Given problem
Copy the data that follows, character for character, minus the pictures.
+ + +
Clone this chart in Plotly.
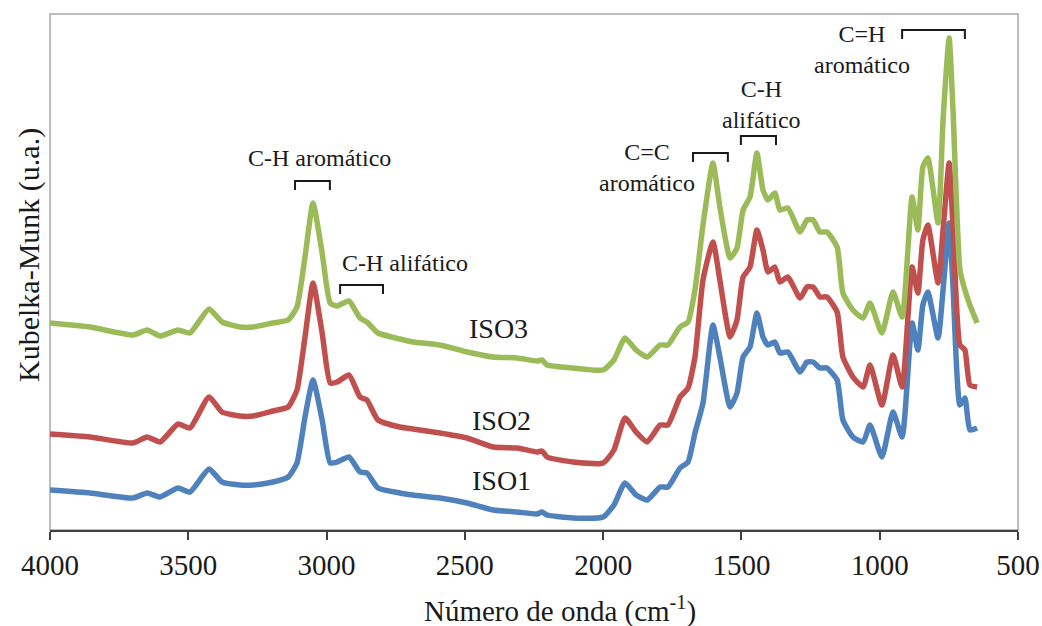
import plotly.graph_objects as go

# wavenumber grid (cm-1), shared by the three spectra
wavenumber = [
    4000, 3855, 3700, 3649, 3602, 3537, 3494, 3425, 3378, 3313,
    3266, 3194, 3139, 3107, 3078, 3049, 3016, 2987, 2962, 2919,
    2879, 2854, 2814, 2735, 2688, 2590, 2492, 2398, 2311, 2239,
    2221, 2203, 2109, 2000, 1961, 1921, 1881, 1841, 1794, 1766,
    1722, 1693, 1668, 1639, 1603, 1578, 1541, 1516, 1494, 1469,
    1444, 1422, 1404, 1379, 1361, 1332, 1288, 1263, 1241, 1216,
    1191, 1154, 1133, 1097, 1060, 1035, 992, 952, 919, 883,
    862, 844, 826, 789, 771, 749, 735, 710, 692, 674,
    648,
]

iso3 = [
    207, 203, 195, 200, 194, 200, 197, 221, 208, 203,
    203, 207, 210, 223, 273, 327, 277, 227, 224, 229,
    212, 208, 197, 191, 188, 185, 178, 173, 172, 169,
    170, 165, 162, 160, 170, 192, 180, 173, 185, 185,
    203, 208, 240, 305, 367, 323, 272, 282, 320, 333,
    377, 340, 330, 337, 320, 322, 298, 310, 310, 298,
    298, 283, 237, 220, 212, 227, 197, 238, 213, 333,
    300, 363, 372, 307, 410, 492, 420, 260, 240, 225,
    207,
]

iso2 = [
    96, 93, 87, 93, 88, 106, 102, 133, 118, 114,
    114, 119, 123, 140, 193, 247, 197, 147, 148, 155,
    133, 130, 110, 103, 101, 97, 92, 83, 82, 78,
    79, 73, 68, 67, 80, 112, 98, 88, 105, 105,
    133, 142, 173, 250, 288, 250, 193, 210, 253, 263,
    300, 280, 258, 263, 248, 253, 232, 243, 243, 233,
    233, 218, 173, 153, 143, 165, 125, 175, 143, 263,
    237, 290, 305, 247, 300, 367, 303, 185, 180, 145,
    143,
]

iso1 = [
    40, 37, 32, 37, 33, 42, 38, 61, 48, 45,
    45, 48, 53, 67, 113, 150, 110, 67, 68, 73,
    58, 57, 42, 37, 35, 32, 27, 20, 18, 16,
    18, 15, 12, 13, 25, 47, 35, 30, 43, 43,
    62, 68, 97, 127, 205, 173, 123, 137, 173, 183,
    217, 193, 185, 188, 177, 178, 158, 168, 168, 162,
    162, 150, 110, 93, 88, 105, 73, 118, 93, 207,
    180, 225, 238, 192, 240, 307, 243, 125, 132, 100,
    102,
]

series_names = ["ISO1", "ISO2", "ISO3"]
series_colors = ["#4F81BD", "#C0504D", "#9BBB59"]

# band labels: text, text position (wn, y), bracket (wn start, wn end, y)
band_texts = ["C-H aromático", "C-H alifático", "C=C<br>aromático",
              "C-H<br>alifático", "C=H<br>aromático"]
band_text_x = [3024, 2716, 1841, 1426, 1064]
band_text_y = [372, 267, 363, 426, 481]
bracket_x0 = [3114, 2951, 1675, 1502, 919]
bracket_x1 = [2988, 2796, 1549, 1375, 692]
bracket_y = [349, 245, 377, 394, 500]

label_x = [2366, 2366, 2380]
label_y = [50, 110, 202]

FONT = "Liberation Serif, Times New Roman, serif"
INK = "#1a1a1a"

fig = go.Figure()
for name, color, values in zip(series_names, series_colors, [iso1, iso2, iso3]):
    fig.add_trace(go.Scatter(
        x=wavenumber, y=values, name=name, mode="lines",
        line=dict(color=color, width=5.5, shape="spline", smoothing=0.5),
        showlegend=False,
    ))

annotations = []
shapes = []
for text, tx, ty, x0, x1, by in zip(band_texts, band_text_x, band_text_y,
                                     bracket_x0, bracket_x1, bracket_y):
    annotations.append(dict(
        x=tx, y=ty, xref="x", yref="y", text=text, showarrow=False,
        font=dict(size=24, color=INK, family=FONT), align="center",
    ))
    shapes.append(dict(
        type="path", xref="x", yref="y",
        path=f"M {x0},{by - 9} L {x0},{by} L {x1},{by} L {x1},{by - 9}",
        line=dict(color=INK, width=2),
    ))

for name, lx, ly in zip(series_names, label_x, label_y):
    annotations.append(dict(
        x=lx, y=ly, xref="x", yref="y", text=name, showarrow=False,
        font=dict(size=28, color=INK, family=FONT),
    ))

# axis titles
annotations.append(dict(
    x=0.527, y=-0.155, xref="paper", yref="paper", showarrow=False,
    xanchor="center", yanchor="middle",
    text="Número de onda (cm<sup>-1</sup>)", font=dict(size=29, color=INK, family=FONT),
))
annotations.append(dict(
    x=-0.0217, y=0.533, xref="paper", yref="paper", showarrow=False, textangle=-90,
    xanchor="center", yanchor="middle",
    text="Kubelka-Munk (u.a.)", font=dict(size=30, color=INK, family=FONT),
))

# light grey frame round the plot area
shapes.append(dict(
    type="rect", xref="paper", yref="paper", x0=0, y0=0, x1=1, y1=1,
    line=dict(color="#A6A6A6", width=1.5), layer="below",
))

fig.update_layout(
    width=1042, height=626,
    paper_bgcolor="white", plot_bgcolor="white",
    margin=dict(l=50, r=24, t=14, b=96),
    font=dict(family=FONT, color=INK, size=24),
    annotations=annotations,
    shapes=shapes,
    xaxis=dict(
        range=[4000, 500], tickvals=[4000, 3500, 3000, 2500, 2000, 1500, 1000, 500],
        ticks="outside", ticklen=8, tickcolor="#404040", tickwidth=1.5,
        showline=True, linecolor="#404040", linewidth=1.5,
        showgrid=False, zeroline=False,
        tickfont=dict(size=29, family=FONT, color=INK),
        automargin=False,
    ),
    yaxis=dict(
        range=[0, 516], showticklabels=False, ticks="",
        showline=False, showgrid=False, zeroline=False,
        automargin=False,
    ),
)

fig.write_html("out.html", config={"displayModeBar": False},
               post_script="document.body.style.margin='0';")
+ + +
Task result
Clone this chart in Plotly.
import plotly.graph_objects as go

# wavenumber grid (cm-1), shared by the three spectra
wavenumber = [
    4000, 3855, 3700, 3649, 3602, 3537, 3494, 3425, 3378, 3313,
    3266, 3194, 3139, 3107, 3078, 3049, 3016, 2987, 2962, 2919,
    2879, 2854, 2814, 2735, 2688, 2590, 2492, 2398, 2311, 2239,
    2221, 2203, 2109, 2000, 1961, 1921, 1881, 1841, 1794, 1766,
    1722, 1693, 1668, 1639, 1603, 1578, 1541, 1516, 1494, 1469,
    1444, 1422, 1404, 1379, 1361, 1332, 1288, 1263, 1241, 1216,
    1191, 1154, 1133, 1097, 1060, 1035, 992, 952, 919, 883,
    862, 844, 826, 789, 771, 749, 735, 710, 692, 674,
    648,
]

iso3 = [
    207, 203, 195, 200, 194, 200, 197, 221, 208, 203,
    203, 207, 210, 223, 273, 327, 277, 227, 224, 229,
    212, 208, 197, 191, 188, 185, 178, 173, 172, 169,
    170, 165, 162, 160, 170, 192, 180, 173, 185, 185,
    203, 208, 240, 305, 367, 323, 272, 282, 320, 333,
    377, 340, 330, 337, 320, 322, 298, 310, 310, 298,
    298, 283, 237, 220, 212, 227, 197, 238, 213, 333,
    300, 363, 372, 307, 410, 492, 420, 260, 240, 225,
    207,
]

iso2 = [
    96, 93, 87, 93, 88, 106, 102, 133, 118, 114,
    114, 119, 123, 140, 193, 247, 197, 147, 148, 155,
    133, 130, 110, 103, 101, 97, 92, 83, 82, 78,
    79, 73, 68, 67, 80, 112, 98, 88, 105, 105,
    133, 142, 173, 250, 288, 250, 193, 210, 253, 263,
    300, 280, 258, 263, 248, 253, 232, 243, 243, 233,
    233, 218, 173, 153, 143, 165, 125, 175, 143, 263,
    237, 290, 305, 247, 300, 367, 303, 185, 180, 145,
    143,
]

iso1 = [
    40, 37, 32, 37, 33, 42, 38, 61, 48, 45,
    45, 48, 53, 67, 113, 150, 110, 67, 68, 73,
    58, 57, 42, 37, 35, 32, 27, 20, 18, 16,
    18, 15, 12, 13, 25, 47, 35, 30, 43, 43,
    62, 68, 97, 127, 205, 173, 123, 137, 173, 183,
    217, 193, 185, 188, 177, 178, 158, 168, 168, 162,
    162, 150, 110, 93, 88, 105, 73, 118, 93, 207,
    180, 225, 238, 192, 240, 307, 243, 125, 132, 100,
    102,
]

series_names = ["ISO1", "ISO2", "ISO3"]
series_colors = ["#4F81BD", "#C0504D", "#9BBB59"]

# band labels: text, text position (wn, y), bracket (wn start, wn end, y)
band_texts = ["C-H aromático", "C-H alifático", "C=C<br>aromático",
              "C-H<br>alifático", "C=H<br>aromático"]
band_text_x = [3024, 2716, 1841, 1426, 1064]
band_text_y = [372, 267, 363, 426, 481]
bracket_x0 = [3114, 2951, 1675, 1502, 919]
bracket_x1 = [2988, 2796, 1549, 1375, 692]
bracket_y = [349, 245, 377, 394, 500]

label_x = [2366, 2366, 2380]
label_y = [50, 110, 202]

FONT = "Liberation Serif, Times New Roman, serif"
INK = "#1a1a1a"

fig = go.Figure()
for name, color, values in zip(series_names, series_colors, [iso1, iso2, iso3]):
    fig.add_trace(go.Scatter(
        x=wavenumber, y=values, name=name, mode="lines",
        line=dict(color=color, width=5.5, shape="spline", smoothing=0.5),
        showlegend=False,
    ))

annotations = []
shapes = []
for text, tx, ty, x0, x1, by in zip(band_texts, band_text_x, band_text_y,
                                     bracket_x0, bracket_x1, bracket_y):
    annotations.append(dict(
        x=tx, y=ty, xref="x", yref="y", text=text, showarrow=False,
        font=dict(size=24, color=INK, family=FONT), align="center",
    ))
    shapes.append(dict(
        type="path", xref="x", yref="y",
        path=f"M {x0},{by - 9} L {x0},{by} L {x1},{by} L {x1},{by - 9}",
        line=dict(color=INK, width=2),
    ))

for name, lx, ly in zip(series_names, label_x, label_y):
    annotations.append(dict(
        x=lx, y=ly, xref="x", yref="y", text=name, showarrow=False,
        font=dict(size=28, color=INK, family=FONT),
    ))

# axis titles
annotations.append(dict(
    x=0.527, y=-0.155, xref="paper", yref="paper", showarrow=False,
    xanchor="center", yanchor="middle",
    text="Número de onda (cm<sup>-1</sup>)", font=dict(size=29, color=INK, family=FONT),
))
annotations.append(dict(
    x=-0.0217, y=0.533, xref="paper", yref="paper", showarrow=False, textangle=-90,
    xanchor="center", yanchor="middle",
    text="Kubelka-Munk (u.a.)", font=dict(size=30, color=INK, family=FONT),
))

# light grey frame round the plot area
shapes.append(dict(
    type="rect", xref="paper", yref="paper", x0=0, y0=0, x1=1, y1=1,
    line=dict(color="#A6A6A6", width=1.5), layer="below",
))

fig.update_layout(
    width=1042, height=626,
    paper_bgcolor="white", plot_bgcolor="white",
    margin=dict(l=50, r=24, t=14, b=96),
    font=dict(family=FONT, color=INK, size=24),
    annotations=annotations,
    shapes=shapes,
    xaxis=dict(
        range=[4000, 500], tickvals=[4000, 3500, 3000, 2500, 2000, 1500, 1000, 500],
        ticks="outside", ticklen=8, tickcolor="#404040", tickwidth=1.5,
        showline=True, linecolor="#404040", linewidth=1.5,
        showgrid=False, zeroline=False,
        tickfont=dict(size=29, family=FONT, color=INK),
        automargin=False,
    ),
    yaxis=dict(
        range=[0, 516], showticklabels=False, ticks="",
        showline=False, showgrid=False, zeroline=False,
        automargin=False,
    ),
)

fig.write_html("out.html", config={"displayModeBar": False},
               post_script="document.body.style.margin='0';")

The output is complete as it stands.